Faster and More Scalable than Memcache/Redis: Tiered Storage with LCache
Scalable caching in Drupal is broken. Once cache access saturates a network link, the main options are Memcache sharding (which has broken coherency during and after network splits) and Redis clustering (immature in multi-master and as complex as MySQL replication in master/replica modes).
We can do better. We can have better performance, scale, and operational simplicity. We just need to take a lesson from multicore processor architectures and their use of L1/L2 caches. Drupal doesn't even need full-scale coherency management; it just needs the cache writes on an earlier request to be guaranteed readable on a later request.

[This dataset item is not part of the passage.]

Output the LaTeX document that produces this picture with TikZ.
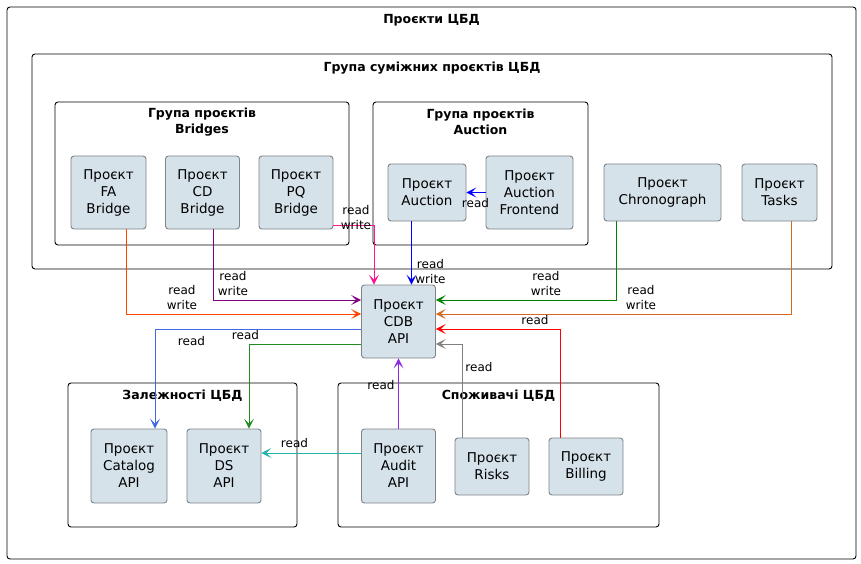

Inspired by how processors handle core-local caches and the design of Pantheon's Valhalla file system, I've written a library and module called LCache with the following properties:
- Uses the database for canonical cache storage and coherency management. This is the L2.

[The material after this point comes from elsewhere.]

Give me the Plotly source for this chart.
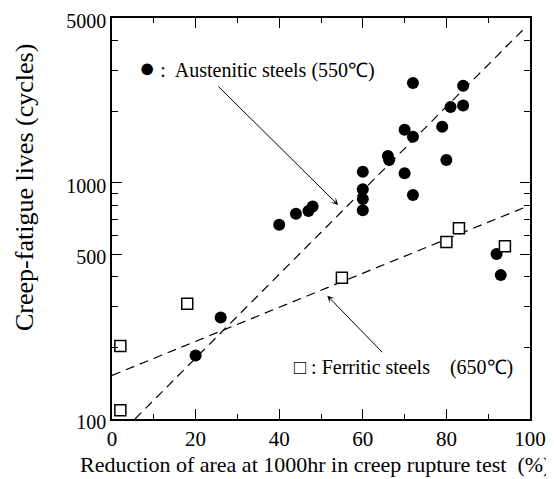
import numpy as np
import plotly.graph_objects as go

# Austenitic steels (550C): filled circles
aus_x = [72, 84, 81, 84, 70, 72, 79, 66, 66.3, 80, 60, 70, 60, 60, 72, 60, 48, 47, 44, 40, 26, 20, 92, 93]
aus_y = [2650, 2580, 2100, 2130, 1680, 1570, 1730, 1300, 1250, 1250, 1115, 1100, 940, 855, 890, 766, 795, 760, 740, 665, 269, 186, 500, 407]

# Ferritic steels (650C): open squares
fer_x = [2, 2, 18, 55, 80, 83, 94]
fer_y = [204, 109, 308, 397, 562, 643, 539]

# Fitted trend lines (dashed)
aus_fit_x = [5.5, 99]
aus_fit_y = [100, 4580]
fer_fit_x = [0, 99]
fer_fit_y = [153, 792]

x_tick_vals = [0, 20, 40, 60, 80, 100]
x_minor_vals = [10, 30, 50, 70, 90]
y_tick_vals = [100, 500, 1000, 5000]
y_tick_text = ["100", "500", "1000", "5000"]
y_minor_vals = [200, 300, 400, 600, 700, 800, 900, 2000, 3000, 4000]

FONT = "Liberation Serif, Times New Roman, serif"

# page body has an 8px margin; plot area in page coords: x 112..530, y 18..419
W, H = 546, 471
L, T = 104, 10
PW, PH = 418, 401


def px(xp):
    return (xp - 8 - L) / PW


def py(yp):
    return (T + PH - (yp - 8)) / PH


fig = go.Figure()
fig.add_trace(go.Scatter(x=aus_fit_x, y=aus_fit_y, mode="lines",
                         line=dict(color="black", width=1.2, dash="9px,6px"), showlegend=False))
fig.add_trace(go.Scatter(x=fer_fit_x, y=fer_fit_y, mode="lines",
                         line=dict(color="black", width=1.2, dash="9px,6px"), showlegend=False))
fig.add_trace(go.Scatter(x=aus_x, y=aus_y, mode="markers",
                         marker=dict(symbol="circle", size=12, color="black"), showlegend=False))
fig.add_trace(go.Scatter(x=fer_x, y=fer_y, mode="markers",
                         marker=dict(symbol="square", size=11, color="white",
                                     line=dict(color="black", width=1.5)), showlegend=False))

# labels with arrows
fig.add_annotation(x=54.1, y=np.log10(807), ax=25.1, ay=np.log10(2600), axref="x", ayref="y",
                   xref="x", yref="y", showarrow=True, arrowhead=3, arrowsize=1.2,
                   arrowwidth=1, arrowcolor="black", text="")
fig.add_annotation(x=51.5, y=np.log10(333), ax=65.0, ay=np.log10(189), axref="x", ayref="y",
                   xref="x", yref="y", showarrow=True, arrowhead=3, arrowsize=1.2,
                   arrowwidth=1, arrowcolor="black", text="")

fig.add_annotation(xref="paper", yref="paper", x=px(137), y=py(68),
                   xanchor="left", yanchor="middle", showarrow=False,
                   text="<span style='font-size:27px'>●</span> :  Austenitic steels (550℃)",
                   font=dict(family=FONT, size=20, color="black"))
fig.add_annotation(xref="paper", yref="paper", x=px(292), y=py(367),
                   xanchor="left", yanchor="middle", showarrow=False,
                   text="□ : Ferritic steels    (650℃)", font=dict(family=FONT, size=20, color="black"))

fig.add_annotation(xref="paper", yref="paper", x=px(24), y=py(188),
                   xanchor="center", yanchor="middle", showarrow=False, textangle=-90,
                   text="Creep-fatigue lives (cycles)", font=dict(family=FONT, size=26, color="black"))
fig.add_annotation(xref="paper", yref="paper", x=px(315), y=py(464),
                   xanchor="center", yanchor="middle", showarrow=False,
                   text="Reduction of area at 1000hr in creep rupture test  (%)",
                   font=dict(family=FONT, size=22, color="black"))

fig.update_layout(
    width=W, height=H,
    margin=dict(l=L, r=W - L - PW, t=T, b=H - T - PH),
    paper_bgcolor="white", plot_bgcolor="white",
    font=dict(family=FONT, size=20, color="black"),
    xaxis=dict(range=[0, 100], tickvals=x_tick_vals, ticks="inside", ticklen=10, tickwidth=1.2,
               tickcolor="black", showline=True, linecolor="black", linewidth=1.5, mirror="ticks",
               showgrid=False, zeroline=False, automargin=False, ticklabeloverflow="allow",
               minor=dict(tickvals=x_minor_vals, ticks="inside", ticklen=5, tickcolor="black", tickwidth=1.2),
               tickfont=dict(family=FONT, size=21)),
    yaxis=dict(type="log", range=[2, np.log10(5000)], tickvals=y_tick_vals, ticktext=y_tick_text,
               ticks="inside", ticklen=10, tickwidth=1.2, tickcolor="black",
               showline=True, linecolor="black", linewidth=1.5, mirror="ticks",
               showgrid=False, zeroline=False, automargin=False, ticklabeloverflow="allow",
               ticklabelshift=3,
               minor=dict(tickvals=y_minor_vals, ticks="inside", ticklen=6, tickcolor="black", tickwidth=1.2),
               tickfont=dict(family=FONT, size=20)),
)

fig.write_html("out.html")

- Opportunistically uses APCu (which is local to each PHP-FPM pool and absent for CLI) as an L1.
- Before Drupal bootstraps, it freshens APCu (if present) using L2's causality and sequencing information.

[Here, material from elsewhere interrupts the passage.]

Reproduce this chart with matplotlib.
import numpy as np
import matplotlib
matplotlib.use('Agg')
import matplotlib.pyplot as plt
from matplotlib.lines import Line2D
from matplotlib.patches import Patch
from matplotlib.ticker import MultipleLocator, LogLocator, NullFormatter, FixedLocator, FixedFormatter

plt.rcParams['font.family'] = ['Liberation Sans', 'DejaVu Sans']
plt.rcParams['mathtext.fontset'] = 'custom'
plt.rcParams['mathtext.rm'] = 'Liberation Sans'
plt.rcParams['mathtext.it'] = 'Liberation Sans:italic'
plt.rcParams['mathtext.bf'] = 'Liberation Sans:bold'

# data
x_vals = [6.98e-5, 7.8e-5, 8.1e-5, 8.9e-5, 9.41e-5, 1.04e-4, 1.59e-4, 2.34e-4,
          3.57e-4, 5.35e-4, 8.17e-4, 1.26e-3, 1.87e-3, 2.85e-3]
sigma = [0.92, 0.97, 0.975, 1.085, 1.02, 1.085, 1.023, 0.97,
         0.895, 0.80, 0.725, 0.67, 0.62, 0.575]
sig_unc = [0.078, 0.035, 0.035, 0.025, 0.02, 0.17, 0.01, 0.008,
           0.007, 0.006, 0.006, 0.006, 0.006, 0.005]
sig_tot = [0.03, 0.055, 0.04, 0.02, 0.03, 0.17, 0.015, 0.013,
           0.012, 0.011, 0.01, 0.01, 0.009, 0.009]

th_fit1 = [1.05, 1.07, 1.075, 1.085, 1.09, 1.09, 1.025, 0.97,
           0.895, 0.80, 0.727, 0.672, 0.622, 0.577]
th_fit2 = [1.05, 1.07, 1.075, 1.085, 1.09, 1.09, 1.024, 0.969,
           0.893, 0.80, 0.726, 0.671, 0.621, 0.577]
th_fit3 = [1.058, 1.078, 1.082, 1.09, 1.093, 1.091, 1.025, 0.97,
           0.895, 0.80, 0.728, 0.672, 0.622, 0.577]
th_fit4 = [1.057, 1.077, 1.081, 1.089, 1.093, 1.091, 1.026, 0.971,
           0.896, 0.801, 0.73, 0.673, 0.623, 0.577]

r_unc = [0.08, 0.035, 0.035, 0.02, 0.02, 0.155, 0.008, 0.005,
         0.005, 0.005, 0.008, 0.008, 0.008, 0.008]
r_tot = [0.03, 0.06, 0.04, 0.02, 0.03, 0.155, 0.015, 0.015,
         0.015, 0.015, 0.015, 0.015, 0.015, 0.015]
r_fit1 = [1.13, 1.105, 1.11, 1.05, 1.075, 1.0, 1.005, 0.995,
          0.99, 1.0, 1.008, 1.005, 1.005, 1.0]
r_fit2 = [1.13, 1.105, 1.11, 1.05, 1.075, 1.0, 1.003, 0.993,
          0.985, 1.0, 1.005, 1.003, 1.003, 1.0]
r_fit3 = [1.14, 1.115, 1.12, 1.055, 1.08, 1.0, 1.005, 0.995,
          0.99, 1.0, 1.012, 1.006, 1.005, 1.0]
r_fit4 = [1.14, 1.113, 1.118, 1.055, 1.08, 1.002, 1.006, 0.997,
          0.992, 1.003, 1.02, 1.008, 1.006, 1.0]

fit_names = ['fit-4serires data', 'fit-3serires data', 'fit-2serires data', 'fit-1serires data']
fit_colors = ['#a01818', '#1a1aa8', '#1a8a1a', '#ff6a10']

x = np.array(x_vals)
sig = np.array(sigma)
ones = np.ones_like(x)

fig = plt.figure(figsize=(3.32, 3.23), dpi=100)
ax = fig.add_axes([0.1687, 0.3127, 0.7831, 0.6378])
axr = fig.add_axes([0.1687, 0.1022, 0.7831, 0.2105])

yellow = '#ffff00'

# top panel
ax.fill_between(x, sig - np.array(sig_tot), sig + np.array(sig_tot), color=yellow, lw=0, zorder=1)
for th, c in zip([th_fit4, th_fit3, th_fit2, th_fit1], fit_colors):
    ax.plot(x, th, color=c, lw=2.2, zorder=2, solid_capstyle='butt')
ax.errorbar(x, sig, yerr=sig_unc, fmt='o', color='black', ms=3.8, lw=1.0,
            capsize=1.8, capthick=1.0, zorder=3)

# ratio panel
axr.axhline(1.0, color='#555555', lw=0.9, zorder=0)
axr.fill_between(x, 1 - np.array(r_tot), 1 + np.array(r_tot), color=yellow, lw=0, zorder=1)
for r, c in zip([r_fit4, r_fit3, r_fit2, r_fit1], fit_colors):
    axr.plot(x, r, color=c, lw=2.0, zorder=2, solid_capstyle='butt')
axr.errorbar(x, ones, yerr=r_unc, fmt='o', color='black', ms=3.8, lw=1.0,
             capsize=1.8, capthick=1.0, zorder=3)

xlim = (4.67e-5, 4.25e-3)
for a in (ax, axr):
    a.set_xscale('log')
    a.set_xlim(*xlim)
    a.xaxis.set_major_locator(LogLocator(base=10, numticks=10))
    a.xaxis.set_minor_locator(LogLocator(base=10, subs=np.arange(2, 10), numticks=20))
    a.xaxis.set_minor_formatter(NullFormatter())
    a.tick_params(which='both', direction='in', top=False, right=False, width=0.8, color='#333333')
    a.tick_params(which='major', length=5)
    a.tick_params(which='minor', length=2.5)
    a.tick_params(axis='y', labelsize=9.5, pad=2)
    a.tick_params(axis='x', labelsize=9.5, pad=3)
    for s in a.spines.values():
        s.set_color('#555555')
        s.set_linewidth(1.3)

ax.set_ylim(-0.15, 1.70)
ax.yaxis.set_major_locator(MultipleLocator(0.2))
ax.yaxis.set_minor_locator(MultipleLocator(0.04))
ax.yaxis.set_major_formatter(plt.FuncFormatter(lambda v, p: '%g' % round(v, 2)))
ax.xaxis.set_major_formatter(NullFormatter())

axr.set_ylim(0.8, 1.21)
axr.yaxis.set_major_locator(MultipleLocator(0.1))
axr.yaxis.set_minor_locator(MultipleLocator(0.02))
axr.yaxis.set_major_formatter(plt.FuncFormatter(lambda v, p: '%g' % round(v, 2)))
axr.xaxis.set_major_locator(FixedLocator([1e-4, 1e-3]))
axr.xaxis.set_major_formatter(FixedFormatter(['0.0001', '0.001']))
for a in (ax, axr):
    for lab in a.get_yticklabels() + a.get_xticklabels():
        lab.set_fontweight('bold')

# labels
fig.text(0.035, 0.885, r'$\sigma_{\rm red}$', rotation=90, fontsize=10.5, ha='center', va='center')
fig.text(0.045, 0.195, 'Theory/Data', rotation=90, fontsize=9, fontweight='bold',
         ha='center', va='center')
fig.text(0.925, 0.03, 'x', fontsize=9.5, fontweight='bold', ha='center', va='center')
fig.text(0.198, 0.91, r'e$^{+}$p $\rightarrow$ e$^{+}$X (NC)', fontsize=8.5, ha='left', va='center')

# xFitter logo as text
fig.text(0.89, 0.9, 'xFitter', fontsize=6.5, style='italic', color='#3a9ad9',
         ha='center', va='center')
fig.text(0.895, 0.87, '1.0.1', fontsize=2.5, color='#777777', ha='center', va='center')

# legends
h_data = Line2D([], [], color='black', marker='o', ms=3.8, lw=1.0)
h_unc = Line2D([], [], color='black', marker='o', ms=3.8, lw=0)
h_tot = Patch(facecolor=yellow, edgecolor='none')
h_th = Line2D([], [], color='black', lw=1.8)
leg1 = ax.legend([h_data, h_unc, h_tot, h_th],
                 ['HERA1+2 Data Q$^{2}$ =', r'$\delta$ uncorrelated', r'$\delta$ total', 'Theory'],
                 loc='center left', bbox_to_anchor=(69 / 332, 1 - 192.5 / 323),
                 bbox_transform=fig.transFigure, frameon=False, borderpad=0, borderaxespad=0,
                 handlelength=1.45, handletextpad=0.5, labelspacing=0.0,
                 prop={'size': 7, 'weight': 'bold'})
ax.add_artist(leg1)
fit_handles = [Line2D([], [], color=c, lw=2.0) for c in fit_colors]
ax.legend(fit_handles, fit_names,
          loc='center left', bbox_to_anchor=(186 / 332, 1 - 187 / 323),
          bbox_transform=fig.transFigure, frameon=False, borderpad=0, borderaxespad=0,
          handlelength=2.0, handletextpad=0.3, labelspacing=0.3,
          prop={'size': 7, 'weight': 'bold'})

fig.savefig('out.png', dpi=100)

- Falls back to just using the database cache if APCu isn't present or functional.
- There is nothing extra to deploy or configure, just enabling the APCu extension for PHP.
- Support for tag-based invalidation.
Initial results show 20% less page-generation time than with datacenter-local (but not host-local) Redis access. This is primarily because there's only one round-trip to the cache for each request, and that request only returns data for cache updates.
In this presentation, I will cover:
- The coherency protocol, including some discussion of vector clocks
- Benchmarks
- The unit testing model for the cache coherency implementation
- How fallback to pure database caching works
- Why core should adopt this as the default cache implementation in, say, Drupal 8.3 or 8.4.